Keep in mind that the screenshot only includes the portion of the page that is currently visible in the viewport. If you assert on something that isn’t fully visible in the viewport, any parts of the page that are off-screen will not be included in the evaluation. To resize the window, add a “set viewport” step before the assertion: + (Add step) > Set viewport.
Running tests with visual assertions
Visual download assertions are supported in Trainer replay, local, and cloud execution. When triggering a local run from the mabl CLI, you must use the flag --allow-billable-features to enable visual assertions. For example:
mabl tests run --id {test-id} --allow-billable-featuresExecution and usage
During training, visual assertions are unlimited so that you can iterate on your assertion as much as you need. When executing tests, however, keep in mind the following:
- Visual assertions, including visual download assertions, are limited to 30 per test.

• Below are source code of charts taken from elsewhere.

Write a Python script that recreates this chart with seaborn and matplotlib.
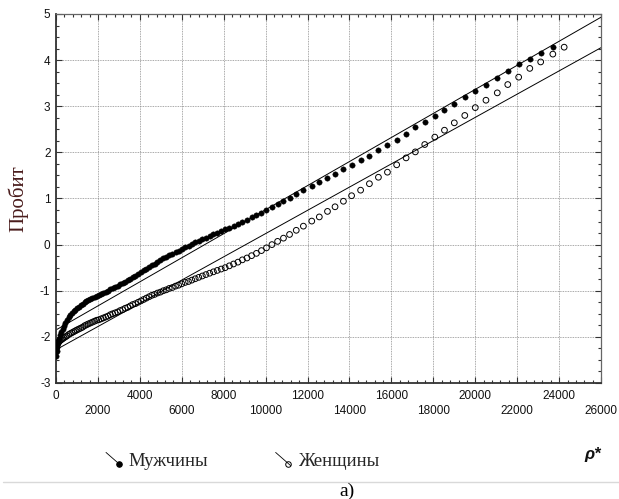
import matplotlib
matplotlib.use('Agg')
import matplotlib.pyplot as plt
from matplotlib.lines import Line2D
from matplotlib.legend_handler import HandlerBase
from matplotlib.ticker import MultipleLocator
import seaborn as sns
import pandas as pd

# rho* values (same grid for both groups, women have one extra point at the end)
rho_m = [0, 30, 60, 100, 150, 200, 260, 320, 380, 450, 520, 600, 680, 760, 840, 920,
         1000, 1090, 1180, 1270, 1360, 1450, 1540, 1640, 1740, 1840, 1940, 2040, 2150,
         2260, 2370, 2480, 2590, 2700, 2820, 2940, 3060, 3180, 3300, 3420, 3540, 3660,
         3790, 3920, 4050, 4180, 4310, 4440, 4570, 4700, 4840, 4980, 5120, 5260, 5400,
         5550, 5700, 5850, 6000, 6160, 6320, 6480, 6640, 6810, 6980, 7150, 7330, 7510,
         7690, 7880, 8070, 8270, 8470, 8680, 8890, 9110, 9330, 9560, 9800, 10040, 10300,
         10570, 10850, 11140, 11460, 11800, 12200, 12560, 12950, 13310, 13710, 14100,
         14530, 14950, 15380, 15810, 16250, 16700, 17140, 17590, 18070, 18530, 19000,
         19500, 20000, 20510, 21050, 21550, 22070, 22600, 23120, 23700]
rho_f = rho_m + [24240]

probit_m = [-2.42, -2.30, -2.22, -2.13, -2.04, -1.97, -1.89, -1.82, -1.76, -1.69, -1.64,
            -1.58, -1.53, -1.49, -1.45, -1.41, -1.38, -1.35, -1.32, -1.29, -1.25, -1.23,
            -1.20, -1.18, -1.16, -1.14, -1.12, -1.10, -1.08, -1.05, -1.03, -1.00, -0.97,
            -0.95, -0.92, -0.89, -0.86, -0.83, -0.80, -0.77, -0.74, -0.71, -0.68, -0.64,
            -0.60, -0.56, -0.52, -0.48, -0.44, -0.41, -0.37, -0.34, -0.30, -0.27, -0.23,
            -0.20, -0.16, -0.13, -0.09, -0.06, -0.02, 0.01, 0.05, 0.08, 0.12, 0.15, 0.19,
            0.22, 0.26, 0.29, 0.33, 0.37, 0.41, 0.45, 0.49, 0.54, 0.59, 0.64, 0.69, 0.75,
            0.81, 0.87, 0.94, 1.02, 1.10, 1.18, 1.27, 1.36, 1.45, 1.54, 1.64, 1.73, 1.83,
            1.93, 2.05, 2.15, 2.27, 2.40, 2.54, 2.66, 2.79, 2.92, 3.05, 3.19, 3.34, 3.47,
            3.62, 3.76, 3.91, 4.03, 4.15, 4.28]

probit_f = [-2.33, -2.24, -2.18, -2.13, -2.10, -2.08, -2.06, -2.04, -2.02, -2.00, -1.98,
            -1.95, -1.93, -1.91, -1.89, -1.87, -1.85, -1.83, -1.81, -1.79, -1.76, -1.74,
            -1.72, -1.70, -1.68, -1.66, -1.64, -1.63, -1.61, -1.59, -1.57, -1.55, -1.52,
            -1.50, -1.48, -1.46, -1.43, -1.41, -1.38, -1.36, -1.33, -1.30, -1.28, -1.25,
            -1.22, -1.19, -1.16, -1.13, -1.10, -1.08, -1.05, -1.03, -1.00, -0.98, -0.95,
            -0.93, -0.90, -0.88, -0.85, -0.82, -0.80, -0.77, -0.74, -0.71, -0.68, -0.65,
            -0.62, -0.59, -0.56, -0.53, -0.50, -0.46, -0.42, -0.38, -0.33, -0.29, -0.24,
            -0.19, -0.13, -0.07, 0.00, 0.07, 0.14, 0.22, 0.31, 0.40, 0.51, 0.60, 0.72,
            0.82, 0.94, 1.06, 1.18, 1.32, 1.46, 1.57, 1.73, 1.88, 2.01, 2.17, 2.33, 2.48,
            2.64, 2.80, 2.97, 3.13, 3.29, 3.47, 3.63, 3.82, 3.96, 4.13, 4.28]

# fitted straight lines (end points at the axis limits)
fit_x = [0, 26000]
fit_m = [-1.85, 4.93]
fit_f = [-2.28, 4.27]

x_ticks = list(range(0, 26001, 2000))

sns.set_style('ticks')
plt.rcParams['axes.unicode_minus'] = False
plt.rcParams['font.family'] = ['Liberation Sans', 'DejaVu Sans']

df_m = pd.DataFrame({'rho': rho_m, 'probit': probit_m})
df_f = pd.DataFrame({'rho': rho_f, 'probit': probit_f})
df_fit = pd.DataFrame({'rho': fit_x, 'm': fit_m, 'f': fit_f})

fig, ax = plt.subplots(figsize=(6.19, 4.99), dpi=100)
fig.subplots_adjust(left=0.0905, right=0.971, top=0.972, bottom=0.2325)

sns.lineplot(data=df_fit, x='rho', y='m', color='black', lw=0.7, ax=ax)
sns.lineplot(data=df_fit, x='rho', y='f', color='black', lw=0.7, ax=ax)
sns.scatterplot(data=df_f, x='rho', y='probit', marker='o', s=17, facecolor='none',
                edgecolor='black', linewidth=0.7, legend=False, ax=ax, zorder=3)
sns.scatterplot(data=df_m, x='rho', y='probit', marker='o', s=15, color='black',
                edgecolor='black', linewidth=0.3, legend=False, ax=ax, zorder=4)

ax.set_xlim(0, 26000)
ax.set_ylim(-3, 5)
ax.set_xticks(x_ticks)
ax.set_xticklabels([('' if i % 2 == 0 else '\n') + str(v) for i, v in enumerate(x_ticks)],
                   fontsize=8.5, linespacing=1.35)
ax.yaxis.set_major_locator(MultipleLocator(1))
ax.xaxis.set_minor_locator(MultipleLocator(400))
ax.yaxis.set_minor_locator(MultipleLocator(0.25))
ax.tick_params(axis='y', labelsize=8.5)
ax.tick_params(which='both', direction='in', top=True, right=True, colors='#333333',
               labelcolor='#111111')
ax.tick_params(which='major', length=4, width=0.8)
ax.tick_params(which='minor', length=2.5, width=0.8)
ax.tick_params(axis='x', pad=5)
ax.tick_params(axis='y', pad=4)
ax.grid(True, which='major', color='#8c8c8c', linestyle=(0, (1, 1)), lw=0.6)

for side in ['left', 'bottom']:
    ax.spines[side].set_linewidth(1.3)
    ax.spines[side].set_color('#333333')
for side in ['top', 'right']:
    ax.spines[side].set_linewidth(0.9)
    ax.spines[side].set_color('#666666')

ax.set_xlabel('')
ax.set_ylabel('Пробит', family='Liberation Serif', fontsize=15, color='#4a1c1c')
ax.yaxis.set_label_coords(-0.05, 0.5)


class DiagHandler(HandlerBase):
    def create_artists(self, legend, orig_handle, xdescent, ydescent, width, height,
                       fontsize, trans):
        seg = Line2D([0, width], [height, 0], color='black', lw=0.6, transform=trans)
        dot = Line2D([width * 0.85], [height * 0.15], marker='o', linestyle='none',
                     markersize=4, markerfacecolor=orig_handle.get_markerfacecolor(),
                     markeredgecolor='black', markeredgewidth=0.7, transform=trans)
        return [seg, dot]


h_m = Line2D([], [], marker='o', markerfacecolor='black')
h_f = Line2D([], [], marker='o', markerfacecolor='none')
fig.legend([h_m, h_f], ['Мужчины', 'Женщины'], handler_map={Line2D: DiagHandler()},
           loc='center left', bbox_to_anchor=(106 / 619, 1 - 461 / 499), ncol=2,
           frameon=False, prop={'family': 'Liberation Serif', 'size': 13.5},
           handlelength=0.8, handletextpad=0.4, columnspacing=3.6, borderpad=0,
           borderaxespad=0)

fig.text(593 / 619, 1 - 455 / 499, 'ρ*', fontsize=12, fontweight='bold', fontstyle='italic',
         ha='center', va='center', color='#111111')
fig.add_artist(Line2D([0.005, 1.0], [1 - 482 / 499] * 2, transform=fig.transFigure,
                      color='#d9d9d9', lw=1))
fig.text(347 / 619, 1 - 491 / 499, 'a)', family='Liberation Serif', fontsize=14,
         ha='center', va='center', color='black')

fig.savefig('out.png', dpi=100)
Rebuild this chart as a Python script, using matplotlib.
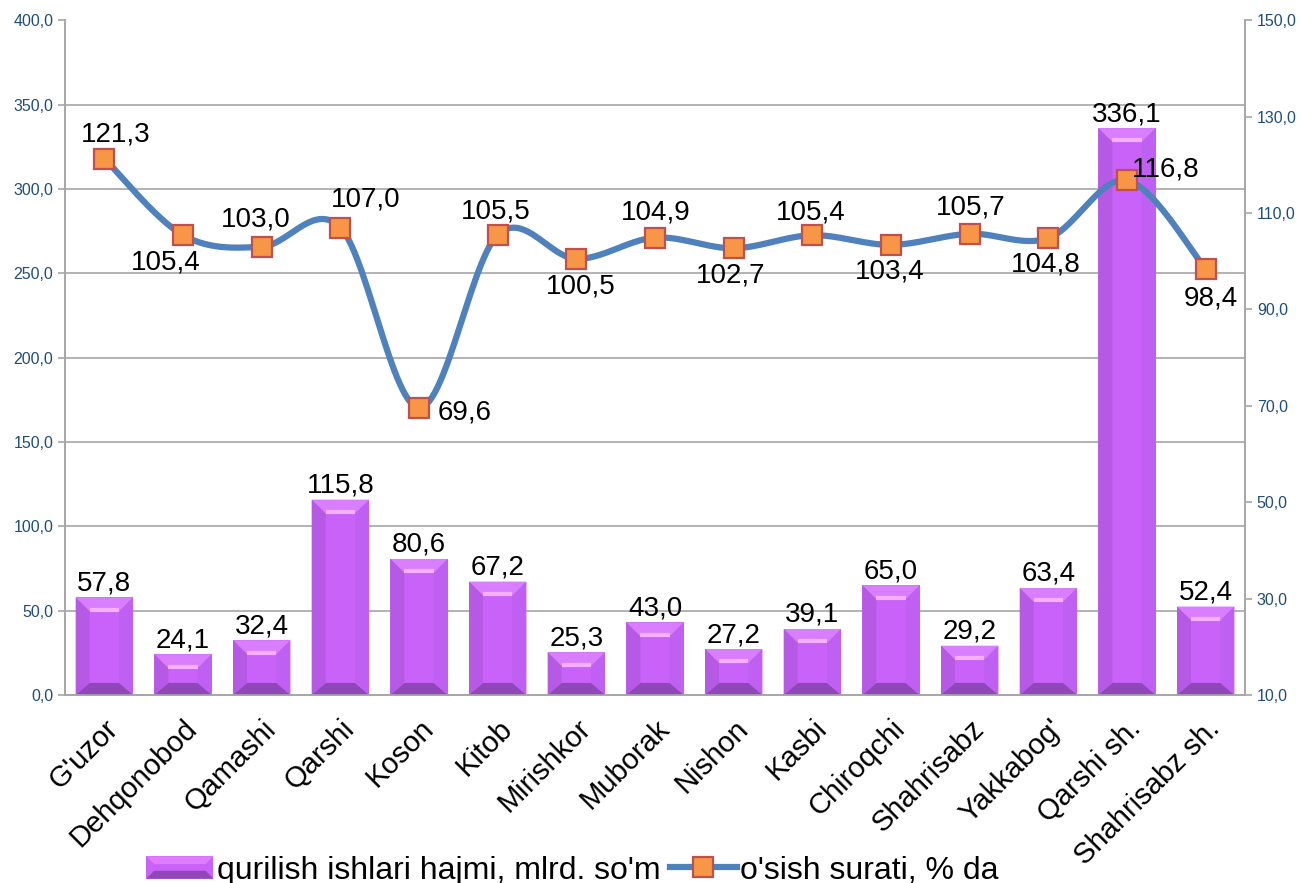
import numpy as np
import matplotlib
matplotlib.use('Agg')
import matplotlib.pyplot as plt
from matplotlib.patches import Rectangle, Polygon
from matplotlib.lines import Line2D
from matplotlib.legend_handler import HandlerBase

plt.rcParams['font.family'] = ['Liberation Sans', 'DejaVu Sans']

categories = ["G'uzor", "Dehqonobod", "Qamashi", "Qarshi", "Koson", "Kitob", "Mirishkor",
              "Muborak", "Nishon", "Kasbi", "Chiroqchi", "Shahrisabz", "Yakkabog'",
              "Qarshi sh.", "Shahrisabz sh."]
volume = [57.8, 24.1, 32.4, 115.8, 80.6, 67.2, 25.3, 43.0, 27.2, 39.1, 65.0, 29.2, 63.4, 336.1, 52.4]
growth = [121.3, 105.4, 103.0, 107.0, 69.6, 105.5, 100.5, 104.9, 102.7, 105.4, 103.4, 105.7, 104.8, 116.8, 98.4]
left_ticks = [0, 50, 100, 150, 200, 250, 300, 350, 400]
right_ticks = [10, 30, 50, 70, 90, 110, 130, 150]
bar_name = "qurilish ishlari hajmi, mlrd. so'm"
line_name = "o'sish surati, % da"

# label offsets for the line points (pixels)
line_offsets = [(11, 24), (-17, -27), (-6, 27), (25, 28), (46, -5), (-2, 23), (4, -28), (1, 25),
                (-3, -27), (-2, 23), (-1, -27), (1, 26), (-3, -26), (39, 11), (5, -30)]

face = '#C862F8'
top_c = '#D87EFF'
hi_c = '#F4B0FF'
left_c = '#B65AE6'
right_c = '#C060F2'
bot_c = '#9047B8'
tick_c = '#1F4E79'
grid_c = '#A6A6A6'


def fmt(v):
    return f"{v:.1f}".replace('.', ',')


fig = plt.figure(figsize=(13.01, 8.83), dpi=100)
ax = fig.add_axes([0.05, 0.213, 0.907, 0.764])
ax2 = ax.twinx()

x = np.arange(len(categories))
bw = 0.73
hw = bw / 2
dx = 14 / 78.67
dyt = 14 * 400 / 675
dyb = 12 * 400 / 675

for yv in left_ticks[1:-1]:
    ax.axhline(yv, color=grid_c, lw=1.2, zorder=0)

ax.bar(x, volume, width=bw, color=face, zorder=2)
for c, h in zip(x, volume):
    l, r = c - hw, c + hw
    ax.add_patch(Polygon([(l, h), (r, h), (r - dx, h - dyt), (l + dx, h - dyt)], closed=True,
                         fc=top_c, ec='none', zorder=3))
    ax.add_patch(Polygon([(l, 0), (r, 0), (r - dx, dyb), (l + dx, dyb)], closed=True,
                         fc=bot_c, ec='none', zorder=3))
    ax.add_patch(Polygon([(l, 0), (l + dx, dyb), (l + dx, h - dyt), (l, h)], closed=True,
                         fc=left_c, ec='none', zorder=3))
    ax.add_patch(Polygon([(r, 0), (r - dx, dyb), (r - dx, h - dyt), (r, h)], closed=True,
                         fc=right_c, ec='none', zorder=3))
    ax.plot([l + dx, r - dx], [h - dyt + 1.0, h - dyt + 1.0], color=hi_c, lw=3, zorder=4,
            solid_capstyle='butt')
    ax.annotate(fmt(h), (c, h), xytext=(0, 1), textcoords='offset pixels',
                ha='center', va='bottom', fontsize=20, zorder=5)

ax.set_xlim(-0.5, len(categories) - 0.5)
ax.set_ylim(0, 400)
ax.set_yticks(left_ticks)
ax.set_yticklabels([fmt(v) for v in left_ticks])
ax.set_xticks(x)
ax.set_xticklabels(categories, rotation=45, ha='right', rotation_mode='anchor', fontsize=21)
ax.tick_params(axis='x', length=0, pad=14)
ax.tick_params(axis='y', colors=grid_c, labelcolor=tick_c, labelsize=11.5, length=5, width=1.2)

# smooth line (Bezier with Catmull-Rom style tangents, like Excel)
gy = np.array(growth, dtype=float)
px, py = [], []
n = len(gy)
t = np.linspace(0, 1, 30)
for i in range(n - 1):
    p0 = np.array([x[i], gy[i]])
    p3 = np.array([x[i + 1], gy[i + 1]])
    pm = np.array([x[max(i - 1, 0)], gy[max(i - 1, 0)]])
    pp = np.array([x[min(i + 2, n - 1)], gy[min(i + 2, n - 1)]])
    p1 = p0 + (p3 - pm) / 6
    p2 = p3 - (pp - p0) / 6
    seg = ((1 - t) ** 3)[:, None] * p0 + (3 * (1 - t) ** 2 * t)[:, None] * p1 + \
          (3 * (1 - t) * t ** 2)[:, None] * p2 + (t ** 3)[:, None] * p3
    px.extend(seg[:, 0])
    py.extend(seg[:, 1])
ax2.plot(px, py, color='#4F81BD', lw=4.5, solid_capstyle='round', zorder=3)
ax2.plot(x, growth, ls='none', marker='s', ms=14, mfc='#F79646', mec='#C0504D', mew=1.6, zorder=4)
for i, v in enumerate(growth):
    ox, oy = line_offsets[i]
    ax2.annotate(fmt(v), (x[i], v), xytext=(ox, oy), textcoords='offset pixels',
                 ha='center', va='center', fontsize=20, zorder=5)

ax2.set_ylim(10, 150)
ax2.set_yticks(right_ticks)
ax2.set_yticklabels([fmt(v) for v in right_ticks])
ax2.tick_params(axis='y', colors=grid_c, labelcolor=tick_c, labelsize=11.5, length=5, width=1.2)

for a in (ax, ax2):
    a.spines['top'].set_visible(False)
    for s in ('left', 'right', 'bottom'):
        a.spines[s].set_color(grid_c)
        a.spines[s].set_linewidth(1.2)


class BevelHandler(HandlerBase):
    def create_artists(self, legend, orig_handle, xd, yd, width, height, fontsize, trans):
        w, h = width, height
        b = min(w, h) * 0.35
        arts = [Rectangle((xd, yd), w, h, fc=face, ec='none', transform=trans),
                Polygon([(xd, yd + h), (xd + w, yd + h), (xd + w - b, yd + h - b), (xd + b, yd + h - b)],
                        closed=True, fc='#E07CFF', ec='none', transform=trans),
                Polygon([(xd, yd), (xd + w, yd), (xd + w - b, yd + b), (xd + b, yd + b)],
                        closed=True, fc=bot_c, ec='none', transform=trans)]
        return arts


bar_handle = Rectangle((0, 0), 1, 1, fc=face)
line_handle = Line2D([], [], color='#4F81BD', lw=4.5, marker='s', ms=14, mfc='#F79646',
                     mec='#C0504D', mew=1.6)
fig.legend([bar_handle, line_handle], [bar_name, line_name], loc='center',
           bbox_to_anchor=(0.44, 0.014), ncol=2, frameon=False, fontsize=23,
           handler_map={Rectangle: BevelHandler()}, handlelength=2.1, handletextpad=0.1,
           columnspacing=0.3)

fig.savefig('out.png', dpi=100)
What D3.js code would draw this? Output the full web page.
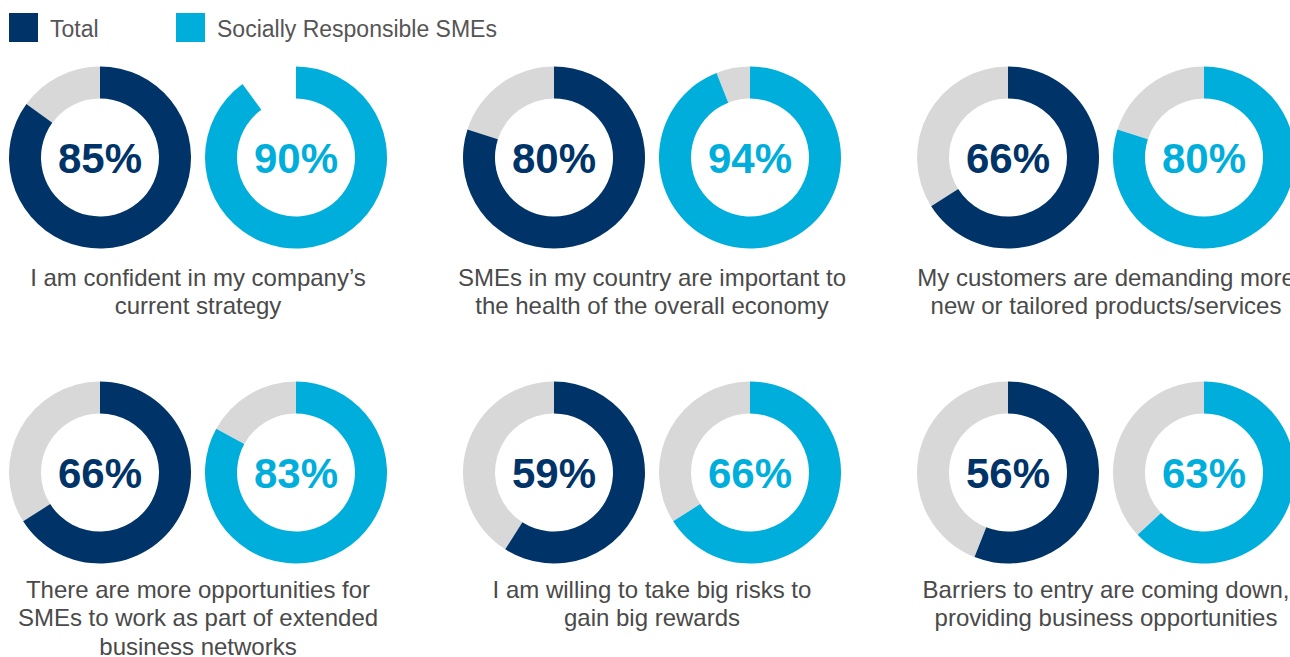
<!DOCTYPE html>
<html>
<head>
<meta charset="utf-8">
<script src="https://cdn.jsdelivr.net/npm/d3@7"></script>
<style>
  html, body { margin: 0; padding: 0; background: #ffffff; overflow: hidden; }
  svg { display: block; }
  text { font-family: "Liberation Sans", Arial, Helvetica, sans-serif; }
</style>
</head>
<body>
<svg id="chart" width="1290" height="657"></svg>
<script>
// Survey statements (caption lines) and shares agreeing, in percent
const statements = [
  ["I am confident in my company\u2019s", "current strategy"],
  ["SMEs in my country are important to", "the health of the overall economy"],
  ["My customers are demanding more", "new or tailored products/services"],
  ["There are more opportunities for", "SMEs to work as part of extended", "business networks"],
  ["I am willing to take big risks to", "gain big rewards"],
  ["Barriers to entry are coming down,", "providing business opportunities"]
];
const totalValues = [85, 80, 66, 66, 59, 56];
const srValues    = [90, 94, 80, 83, 66, 63];
// whether the grey remainder ring is drawn for each donut
const totalTrack = [true, true, true, true, true, true];
const srTrack    = [false, true, true, true, true, true];
const seriesNames = ["Total", "Socially Responsible SMEs"];

const COLORS = { total: "#003468", sr: "#00aedc", track: "#d9d8d9", caption: "#4a4a4a" };

const svg = d3.select("#chart");

// Legend
const legend = svg.append("g");
const legendX = [9, 176];
seriesNames.forEach((name, i) => {
  const g = legend.append("g").attr("transform", `translate(${legendX[i]},13)`);
  g.append("rect").attr("width", 29).attr("height", 29)
    .attr("fill", i === 0 ? COLORS.total : COLORS.sr);
  g.append("text").attr("x", 41).attr("y", 23.5)
    .attr("font-size", 23).attr("fill", "#555555").text(name);
});

// Layout scales: three columns of donut pairs, two rows
const col = d3.scalePoint().domain([0, 1, 2]).range([198, 1106]);
const row = d3.scalePoint().domain([0, 1]).range([157.5, 472.5]);
const captionRow = d3.scalePoint().domain([0, 1]).range([285.5, 597.5]);
const lineHeight = 28.5;
const pairOffset = 98;
const outerR = 91, innerR = 59;

const angle = d3.scaleLinear().domain([0, 100]).range([0, 2 * Math.PI]);
const arc = d3.arc().innerRadius(innerR).outerRadius(outerR);

function donut(g, value, color, showTrack) {
  if (showTrack) {
    g.append("path")
      .attr("d", arc({ startAngle: angle(value), endAngle: angle(100) }))
      .attr("fill", COLORS.track);
  }
  g.append("path")
    .attr("d", arc({ startAngle: 0, endAngle: angle(value) }))
    .attr("fill", color);
  g.append("text")
    .attr("text-anchor", "middle")
    .attr("y", 15)
    .attr("font-size", 42)
    .attr("font-weight", "bold")
    .attr("fill", color)
    .text(value + "%");
}

statements.forEach((lines, i) => {
  const r = Math.floor(i / 3);
  const cx = col(i % 3), cy = row(r);
  const group = svg.append("g");
  donut(group.append("g").attr("transform", `translate(${cx - pairOffset},${cy})`),
        totalValues[i], COLORS.total, totalTrack[i]);
  donut(group.append("g").attr("transform", `translate(${cx + pairOffset},${cy})`),
        srValues[i], COLORS.sr, srTrack[i]);
  const cap = group.append("text")
    .attr("text-anchor", "middle")
    .attr("font-size", 24)
    .attr("fill", COLORS.caption);
  lines.forEach((line, j) => {
    cap.append("tspan").attr("x", cx).attr("y", captionRow(r) + j * lineHeight).text(line);
  });
});
</script>
</body>
</html>
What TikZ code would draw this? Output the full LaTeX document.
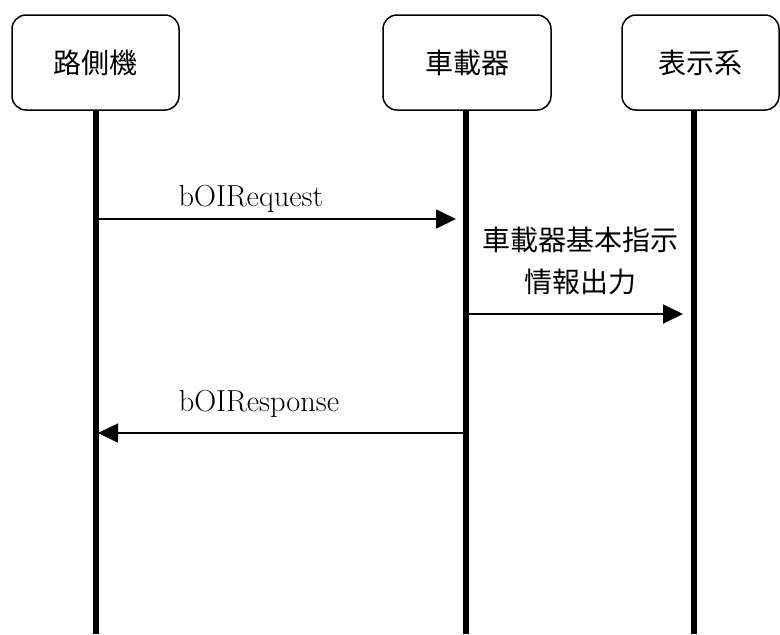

- Cloud runs that include visual assertions consume an additional half credit.
- Visual assertions will fail when run within the context of a performance test.
Replay download assertions
To replay a download assertion in the Trainer, move the Trainer cursor to just above the click step that triggers the download and click play. The Trainer automatically elides numbers that are added to repeatedly downloaded files so that foo (1).zip becomes foo.zip for the assertion comparison. This feature enables replay testing without requiring manual file cleanup.
Due to Chrome limits, you may only download a file 100 times. If you replay a download step in the mabl Trainer more than 100 times, Chrome automatically opens a save file modal for every additional download, preventing further replay of the download step. To restore replay functionality, remove the downloaded files from your machine.
Limitations
Note the following limitations when downloading files in your test:
- Download assertions are supported for recorded click steps. Click steps that use CSS or XPath do not trigger a download assertion.
- The Trainer cannot validate multiple downloads in parallel, either for file metadata or file content.
- mabl automatically cleans up downloaded files at the end of each training session and test execution. For this reason, it is not possible to manually inspect the content of downloaded files outside of a training session.
- If a download assertion fails, the test stops running and fails. Other failure behaviors, such as “fail at end of test” are not currently supported for download assertions.
File metadata limitations
- Download assertions do not currently support the use of wildcards (
*) within filenames. - Download assertions aren’t supported for filenames that contain accented characters.
File size limitations
- The size limit for downloaded file varies by type:
- Text, CSV, Excel: 7MB
- Images: 30MB
- Everything else (audio, video, docs/PDFs): 50MB
- Spreadsheets are limited to 10 sheets and 1,000 rows per sheet.